--- begin ---
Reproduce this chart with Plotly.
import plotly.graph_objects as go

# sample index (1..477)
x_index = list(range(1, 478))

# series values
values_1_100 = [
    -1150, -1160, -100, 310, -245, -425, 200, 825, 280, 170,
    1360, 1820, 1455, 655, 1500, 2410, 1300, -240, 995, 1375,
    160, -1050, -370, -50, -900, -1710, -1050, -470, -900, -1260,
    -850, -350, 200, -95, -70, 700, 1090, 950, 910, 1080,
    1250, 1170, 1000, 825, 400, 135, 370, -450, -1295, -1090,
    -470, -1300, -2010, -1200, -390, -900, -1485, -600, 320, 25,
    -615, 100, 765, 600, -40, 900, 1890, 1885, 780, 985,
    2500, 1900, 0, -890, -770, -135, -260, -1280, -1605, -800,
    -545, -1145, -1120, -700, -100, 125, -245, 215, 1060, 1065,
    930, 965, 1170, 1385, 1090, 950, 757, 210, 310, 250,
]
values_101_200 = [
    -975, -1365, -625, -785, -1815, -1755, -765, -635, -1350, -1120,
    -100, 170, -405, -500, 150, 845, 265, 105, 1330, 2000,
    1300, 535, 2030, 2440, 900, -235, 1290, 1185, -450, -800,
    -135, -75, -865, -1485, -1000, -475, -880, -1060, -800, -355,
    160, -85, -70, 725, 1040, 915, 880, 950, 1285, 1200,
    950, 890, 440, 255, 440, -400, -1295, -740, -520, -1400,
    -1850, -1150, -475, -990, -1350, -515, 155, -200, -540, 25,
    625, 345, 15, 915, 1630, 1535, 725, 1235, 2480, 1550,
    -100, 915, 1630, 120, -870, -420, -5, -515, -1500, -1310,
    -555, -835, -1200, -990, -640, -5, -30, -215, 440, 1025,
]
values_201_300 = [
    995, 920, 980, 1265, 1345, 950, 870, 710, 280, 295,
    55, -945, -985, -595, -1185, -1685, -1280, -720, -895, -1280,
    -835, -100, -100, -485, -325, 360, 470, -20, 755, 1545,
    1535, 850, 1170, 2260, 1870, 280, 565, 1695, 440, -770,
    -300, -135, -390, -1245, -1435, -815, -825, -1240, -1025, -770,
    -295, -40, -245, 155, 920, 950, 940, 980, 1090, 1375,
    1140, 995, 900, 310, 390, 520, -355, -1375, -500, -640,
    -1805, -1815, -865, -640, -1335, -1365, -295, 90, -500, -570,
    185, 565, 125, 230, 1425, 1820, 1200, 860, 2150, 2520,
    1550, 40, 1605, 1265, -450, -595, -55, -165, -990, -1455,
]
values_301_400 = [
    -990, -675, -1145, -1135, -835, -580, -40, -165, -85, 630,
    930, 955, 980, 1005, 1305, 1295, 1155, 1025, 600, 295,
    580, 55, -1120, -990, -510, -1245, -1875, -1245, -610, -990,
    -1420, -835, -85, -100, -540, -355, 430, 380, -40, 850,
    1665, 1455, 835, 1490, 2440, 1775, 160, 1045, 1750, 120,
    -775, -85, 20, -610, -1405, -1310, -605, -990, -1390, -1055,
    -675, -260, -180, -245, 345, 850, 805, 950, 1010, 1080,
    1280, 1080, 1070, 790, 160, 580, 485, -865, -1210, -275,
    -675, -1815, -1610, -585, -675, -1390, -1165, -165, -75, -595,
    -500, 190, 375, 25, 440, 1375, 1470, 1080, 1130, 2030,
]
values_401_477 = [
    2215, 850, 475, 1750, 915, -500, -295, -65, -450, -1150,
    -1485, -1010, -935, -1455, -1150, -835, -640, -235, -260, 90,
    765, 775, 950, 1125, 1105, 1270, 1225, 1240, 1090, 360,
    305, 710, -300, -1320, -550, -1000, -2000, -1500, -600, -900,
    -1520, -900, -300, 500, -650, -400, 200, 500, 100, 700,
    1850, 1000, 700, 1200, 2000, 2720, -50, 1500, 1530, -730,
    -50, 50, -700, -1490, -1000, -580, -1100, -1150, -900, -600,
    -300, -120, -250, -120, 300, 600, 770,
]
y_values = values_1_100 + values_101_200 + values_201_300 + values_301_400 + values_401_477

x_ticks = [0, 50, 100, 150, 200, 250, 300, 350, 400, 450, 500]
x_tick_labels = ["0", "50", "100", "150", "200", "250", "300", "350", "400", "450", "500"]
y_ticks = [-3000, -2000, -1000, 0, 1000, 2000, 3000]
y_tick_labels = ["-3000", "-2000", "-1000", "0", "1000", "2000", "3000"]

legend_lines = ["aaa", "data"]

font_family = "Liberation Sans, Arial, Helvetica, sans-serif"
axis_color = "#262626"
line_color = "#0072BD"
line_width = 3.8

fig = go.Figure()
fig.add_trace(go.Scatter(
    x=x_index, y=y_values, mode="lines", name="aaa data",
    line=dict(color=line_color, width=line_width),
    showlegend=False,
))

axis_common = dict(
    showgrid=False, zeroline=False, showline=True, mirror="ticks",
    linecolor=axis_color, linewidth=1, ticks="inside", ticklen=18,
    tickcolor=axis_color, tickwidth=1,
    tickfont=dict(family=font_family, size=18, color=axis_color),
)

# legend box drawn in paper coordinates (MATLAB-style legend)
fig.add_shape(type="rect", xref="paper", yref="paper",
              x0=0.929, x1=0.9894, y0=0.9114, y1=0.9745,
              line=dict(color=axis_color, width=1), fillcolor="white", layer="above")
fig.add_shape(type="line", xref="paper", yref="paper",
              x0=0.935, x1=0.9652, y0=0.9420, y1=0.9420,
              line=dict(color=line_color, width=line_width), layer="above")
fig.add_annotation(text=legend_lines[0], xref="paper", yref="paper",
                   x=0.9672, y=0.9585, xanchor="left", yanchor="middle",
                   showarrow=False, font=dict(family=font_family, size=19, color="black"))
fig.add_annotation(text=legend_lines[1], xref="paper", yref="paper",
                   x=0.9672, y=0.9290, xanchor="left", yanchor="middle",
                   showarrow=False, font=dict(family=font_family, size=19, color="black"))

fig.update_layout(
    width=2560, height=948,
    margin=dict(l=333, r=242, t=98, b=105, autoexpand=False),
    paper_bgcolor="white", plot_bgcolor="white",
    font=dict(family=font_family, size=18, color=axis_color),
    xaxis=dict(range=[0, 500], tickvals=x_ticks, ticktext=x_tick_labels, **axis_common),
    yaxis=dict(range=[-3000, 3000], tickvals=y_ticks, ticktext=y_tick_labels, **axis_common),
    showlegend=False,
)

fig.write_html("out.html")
--- end ---
* [PROBLEM]:
Print the material verbatim, all of it.

* [RESULT OF THIS EXERCISE]:
Reproduce this chart with Plotly.
import plotly.graph_objects as go

# sample index (1..477)
x_index = list(range(1, 478))

# series values
values_1_100 = [
    -1150, -1160, -100, 310, -245, -425, 200, 825, 280, 170,
    1360, 1820, 1455, 655, 1500, 2410, 1300, -240, 995, 1375,
    160, -1050, -370, -50, -900, -1710, -1050, -470, -900, -1260,
    -850, -350, 200, -95, -70, 700, 1090, 950, 910, 1080,
    1250, 1170, 1000, 825, 400, 135, 370, -450, -1295, -1090,
    -470, -1300, -2010, -1200, -390, -900, -1485, -600, 320, 25,
    -615, 100, 765, 600, -40, 900, 1890, 1885, 780, 985,
    2500, 1900, 0, -890, -770, -135, -260, -1280, -1605, -800,
    -545, -1145, -1120, -700, -100, 125, -245, 215, 1060, 1065,
    930, 965, 1170, 1385, 1090, 950, 757, 210, 310, 250,
]
values_101_200 = [
    -975, -1365, -625, -785, -1815, -1755, -765, -635, -1350, -1120,
    -100, 170, -405, -500, 150, 845, 265, 105, 1330, 2000,
    1300, 535, 2030, 2440, 900, -235, 1290, 1185, -450, -800,
    -135, -75, -865, -1485, -1000, -475, -880, -1060, -800, -355,
    160, -85, -70, 725, 1040, 915, 880, 950, 1285, 1200,
    950, 890, 440, 255, 440, -400, -1295, -740, -520, -1400,
    -1850, -1150, -475, -990, -1350, -515, 155, -200, -540, 25,
    625, 345, 15, 915, 1630, 1535, 725, 1235, 2480, 1550,
    -100, 915, 1630, 120, -870, -420, -5, -515, -1500, -1310,
    -555, -835, -1200, -990, -640, -5, -30, -215, 440, 1025,
]
values_201_300 = [
    995, 920, 980, 1265, 1345, 950, 870, 710, 280, 295,
    55, -945, -985, -595, -1185, -1685, -1280, -720, -895, -1280,
    -835, -100, -100, -485, -325, 360, 470, -20, 755, 1545,
    1535, 850, 1170, 2260, 1870, 280, 565, 1695, 440, -770,
    -300, -135, -390, -1245, -1435, -815, -825, -1240, -1025, -770,
    -295, -40, -245, 155, 920, 950, 940, 980, 1090, 1375,
    1140, 995, 900, 310, 390, 520, -355, -1375, -500, -640,
    -1805, -1815, -865, -640, -1335, -1365, -295, 90, -500, -570,
    185, 565, 125, 230, 1425, 1820, 1200, 860, 2150, 2520,
    1550, 40, 1605, 1265, -450, -595, -55, -165, -990, -1455,
]
values_301_400 = [
    -990, -675, -1145, -1135, -835, -580, -40, -165, -85, 630,
    930, 955, 980, 1005, 1305, 1295, 1155, 1025, 600, 295,
    580, 55, -1120, -990, -510, -1245, -1875, -1245, -610, -990,
    -1420, -835, -85, -100, -540, -355, 430, 380, -40, 850,
    1665, 1455, 835, 1490, 2440, 1775, 160, 1045, 1750, 120,
    -775, -85, 20, -610, -1405, -1310, -605, -990, -1390, -1055,
    -675, -260, -180, -245, 345, 850, 805, 950, 1010, 1080,
    1280, 1080, 1070, 790, 160, 580, 485, -865, -1210, -275,
    -675, -1815, -1610, -585, -675, -1390, -1165, -165, -75, -595,
    -500, 190, 375, 25, 440, 1375, 1470, 1080, 1130, 2030,
]
values_401_477 = [
    2215, 850, 475, 1750, 915, -500, -295, -65, -450, -1150,
    -1485, -1010, -935, -1455, -1150, -835, -640, -235, -260, 90,
    765, 775, 950, 1125, 1105, 1270, 1225, 1240, 1090, 360,
    305, 710, -300, -1320, -550, -1000, -2000, -1500, -600, -900,
    -1520, -900, -300, 500, -650, -400, 200, 500, 100, 700,
    1850, 1000, 700, 1200, 2000, 2720, -50, 1500, 1530, -730,
    -50, 50, -700, -1490, -1000, -580, -1100, -1150, -900, -600,
    -300, -120, -250, -120, 300, 600, 770,
]
y_values = values_1_100 + values_101_200 + values_201_300 + values_301_400 + values_401_477

x_ticks = [0, 50, 100, 150, 200, 250, 300, 350, 400, 450, 500]
x_tick_labels = ["0", "50", "100", "150", "200", "250", "300", "350", "400", "450", "500"]
y_ticks = [-3000, -2000, -1000, 0, 1000, 2000, 3000]
y_tick_labels = ["-3000", "-2000", "-1000", "0", "1000", "2000", "3000"]

legend_lines = ["aaa", "data"]

font_family = "Liberation Sans, Arial, Helvetica, sans-serif"
axis_color = "#262626"
line_color = "#0072BD"
line_width = 3.8

fig = go.Figure()
fig.add_trace(go.Scatter(
    x=x_index, y=y_values, mode="lines", name="aaa data",
    line=dict(color=line_color, width=line_width),
    showlegend=False,
))

axis_common = dict(
    showgrid=False, zeroline=False, showline=True, mirror="ticks",
    linecolor=axis_color, linewidth=1, ticks="inside", ticklen=18,
    tickcolor=axis_color, tickwidth=1,
    tickfont=dict(family=font_family, size=18, color=axis_color),
)

# legend box drawn in paper coordinates (MATLAB-style legend)
fig.add_shape(type="rect", xref="paper", yref="paper",
              x0=0.929, x1=0.9894, y0=0.9114, y1=0.9745,
              line=dict(color=axis_color, width=1), fillcolor="white", layer="above")
fig.add_shape(type="line", xref="paper", yref="paper",
              x0=0.935, x1=0.9652, y0=0.9420, y1=0.9420,
              line=dict(color=line_color, width=line_width), layer="above")
fig.add_annotation(text=legend_lines[0], xref="paper", yref="paper",
                   x=0.9672, y=0.9585, xanchor="left", yanchor="middle",
                   showarrow=False, font=dict(family=font_family, size=19, color="black"))
fig.add_annotation(text=legend_lines[1], xref="paper", yref="paper",
                   x=0.9672, y=0.9290, xanchor="left", yanchor="middle",
                   showarrow=False, font=dict(family=font_family, size=19, color="black"))

fig.update_layout(
    width=2560, height=948,
    margin=dict(l=333, r=242, t=98, b=105, autoexpand=False),
    paper_bgcolor="white", plot_bgcolor="white",
    font=dict(family=font_family, size=18, color=axis_color),
    xaxis=dict(range=[0, 500], tickvals=x_ticks, ticktext=x_tick_labels, **axis_common),
    yaxis=dict(range=[-3000, 3000], tickvals=y_ticks, ticktext=y_tick_labels, **axis_common),
    showlegend=False,
)

fig.write_html("out.html")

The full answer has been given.